Statement | Institutional Neutrality

ACTA Credits Harvard for New Policy on Official Statements, but Urges More Robust Commitment to Institutional Neutrality

May 30, 2024

The American Council of Trustees and Alumni (ACTA) is aware that Harvard University’s leadership has endorsed the Report on Institutional Voice in the University and announced it will no longer issue official statements on events that do not squarely concern its operations. While this is the correct position on institutional statements, we are disheartened to see that the report fails to grapple with the most pressing issue of the day: the throngs of student activists who shout for university corporate divestment from the state of Israel. Harvard has once again squandered an opportunity to exercise moral leadership at a difficult time in higher education.

In an essay published by the New York Times the same day the report was released, Noah Feldman and Alison Simmons, co-chairs of the Institutional Voice Working Group, wrote that they “didn’t address . . . the hard problem of when the university should or shouldn’t divest its endowment funds from a given portfolio.” The University of Chicago, on the other hand, which has led the way on institutional neutrality since the publication of the Kalven Report in 1967, has made clear that divestment is incompatible with the values of a great university. It issued an unequivocal statement in 2016 saying that it will not entertain economic or academic boycotts against any nation, including Israel.

ACTA has also long stood against divestment, including in our 2017 report detailing the coordinated efforts of groups like Students for Justice in Palestine and the Council of National and Islamic Forces in Palestine to advance the BDS (Boycott, Divest, Sanctions) movement. We explained that BDS referenda passed at 12 colleges in the 2014–15 academic year and urged trustees to stand firmly against this pressure. When external agitators try to bend university governance toward a given agenda, a commitment to institutional neutrality quickly disposes of that.

Other academic leaders have shown a better way forward in recent months. Vanderbilt University’s chancellor, Daniel Diermeier, advocates for (and practices) “principled neutrality,” arguing that a university should be unyielding in the values it upholds and that those values “should be expressed as behavioral norms necessary for fulfilling its mission, not as an imposition of one opinion on the university community.” The same principle enlivens the classroom, too. University of Chicago President Paul Alivisatos wrote in November 2023, “It is the imperative of individuals within the University to seek truth without being limited by authority. This institutional neutrality is essential to vesting freedom of speech in our faculty members and students.” He relied on principle this spring when he refused to consider divestment, as demanded by the protesters on his campus.

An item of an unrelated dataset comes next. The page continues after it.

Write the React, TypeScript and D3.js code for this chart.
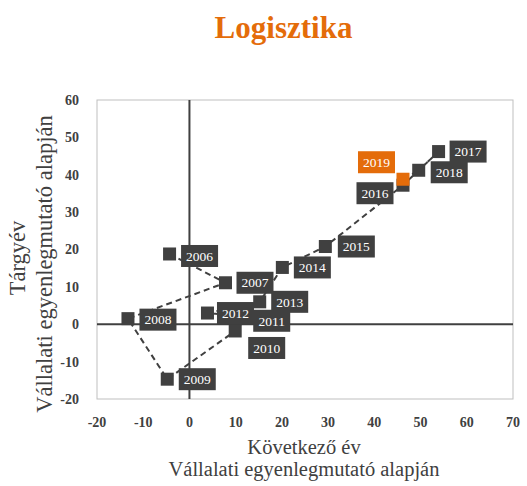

ACTA will be carefully monitoring actions taken by Harvard leadership in the coming months and whether the Kalven Report’s principles of institutional neutrality are correctly practiced. At present, ACTA cannot recognize Harvard University as a practitioner of principled institutional neutrality. ACTA President Michael B. Poliakoff stated, “It is good that Harvard will no longer issue official political statements, but we should never forget the circumstances that led to the adoption of this policy, and, in light of them, it is deeply troubling that Harvard could not bring itself to rule out divestment and adopt a full policy of institutional neutrality. In other words, Harvard needs a firm policy, not an evasive pretense.”

Steven McGuire, ACTA’s Paul & Karen Levy Fellow in Campus Freedom, added, “While Harvard has taken an important first step toward adopting institutional neutrality, its new policy remains disappointingly incomplete, and Harvard has a lot of work to do before it will embody the commitments to free expression and diversity of thought that this policy seeks to support and protect. We continue to encourage Harvard to become an institution that truly embraces the values of academic freedom and viewpoint diversity that it appeals to in this report.”